Soweit der Kläger erstmals in der mündlichen Verhandlung vor der Berufungskammer behauptet hat, seine Ausbildung zur geprüften Fachkraft zur Arbeits- und Berufsförderung (FAB) sei mit der Ausbildung zum Arbeitspädagogen gleichzusetzen, ist dieses Vorbringen verspätet. Es ist auch unbeachtlich. Zum einen erlaubt die Begünstigung einzelner Arbeitnehmer noch nicht den Schluss, dass der Arbeitgeber hier einer bestimmten Gruppe eine Leistung nach einem allgemeinen Prinzip gewährt.
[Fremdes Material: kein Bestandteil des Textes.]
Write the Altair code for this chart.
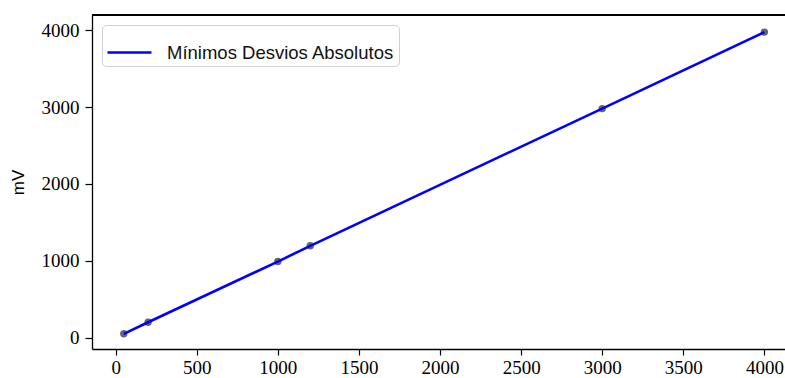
import altair as alt
import pandas as pd

# Calibration points: reference input vs. measured output (mV)
x_ref = [50, 200, 1000, 1200, 3000, 4000]
y_mv = [50, 200, 990, 1195, 2980, 3975]
series = ["Mínimos Desvios Absolutos"] * len(x_ref)

df = pd.DataFrame({"x": x_ref, "y": y_mv, "serie": series})

W, H = 693, 334
SERIF = "Liberation Serif"
SANS = "Liberation Sans"

xs = alt.Scale(domain=[-146, 4127], nice=False, zero=False)
ys = alt.Scale(domain=[-147.5, 4197.5], nice=False, zero=False)

x_axis = alt.Axis(values=[0, 500, 1000, 1500, 2000, 2500, 3000, 3500, 4000],
                  format="d", title=None, grid=False, labelFont=SERIF,
                  labelFontSize=19, labelColor="black", tickColor="black",
                  tickSize=6, tickWidth=1.2, domainColor="black", domainWidth=1.3,
                  labelPadding=3, labelFlush=False)
y_axis = alt.Axis(values=[0, 1000, 2000, 3000, 4000], format="d", title="mV",
                  grid=False, labelFont=SERIF, labelFontSize=19, labelColor="black",
                  tickColor="black", tickSize=7, tickWidth=1.2,
                  domainColor="black", domainWidth=1.3, labelPadding=6,
                  titleFont=SANS, titleFontSize=17, titleFontWeight="normal",
                  titleColor="black", titlePadding=14)

points = alt.Chart(df).mark_circle(size=55, color="#555555", opacity=0.9).encode(
    x=alt.X("x:Q", scale=xs, axis=x_axis),
    y=alt.Y("y:Q", scale=ys, axis=y_axis),
)

line = alt.Chart(df).mark_line(strokeWidth=2.6).encode(
    x=alt.X("x:Q", scale=xs),
    y=alt.Y("y:Q", scale=ys),
    color=alt.Color("serie:N", scale=alt.Scale(range=["#0000ff"]),
                    legend=alt.Legend(title=None, orient="top-left", offset=10,
                                      symbolType="stroke", symbolSize=1936,
                                      symbolStrokeWidth=2.6, labelFont=SANS,
                                      labelFontSize=18.5, labelColor="#111111",
                                      labelOffset=14, labelLimit=500, padding=4,
                                      strokeColor="#d0d0d0", fillColor="white",
                                      cornerRadius=4)),
)

top_spine = alt.Chart(df).mark_rule(color="black", strokeWidth=1.3).encode(
    x=alt.value(0), x2=alt.value(W + 5), y=alt.value(0)
)

chart = alt.layer(points, line, top_spine).properties(
    width=W, height=H,
    autosize=alt.AutoSizeParams(type="none"),
    padding={"left": 92, "top": 15, "right": 0, "bottom": 29},
).configure_view(stroke=None)

chart.save("out.html", embed_options={"renderer": "svg", "actions": False})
Zum anderen können sich bei Zusagen auf Leistungen in besonderen Einzelfällen andere Arbeitnehmer zur Begründung gleichartiger Ansprüche auf diese Einzelfälle nicht berufen (BAG 17.02.1998 - 3 AZR 783/96 - Rn. 21 mwN, AP § 1 BetrAVG Gleichbehandlung Nr. 37).

III.

48

Der Kläger hat gemäß § 97 Abs. 1 ZPO die Kosten der erfolglosen Berufung zu tragen.

49

Ein Grund, der nach den hierfür maßgeblichen gesetzlichen Kriterien des § 72 Abs. 2 ArbGG die Zulassung der Revision rechtfertigen könnte, besteht nicht.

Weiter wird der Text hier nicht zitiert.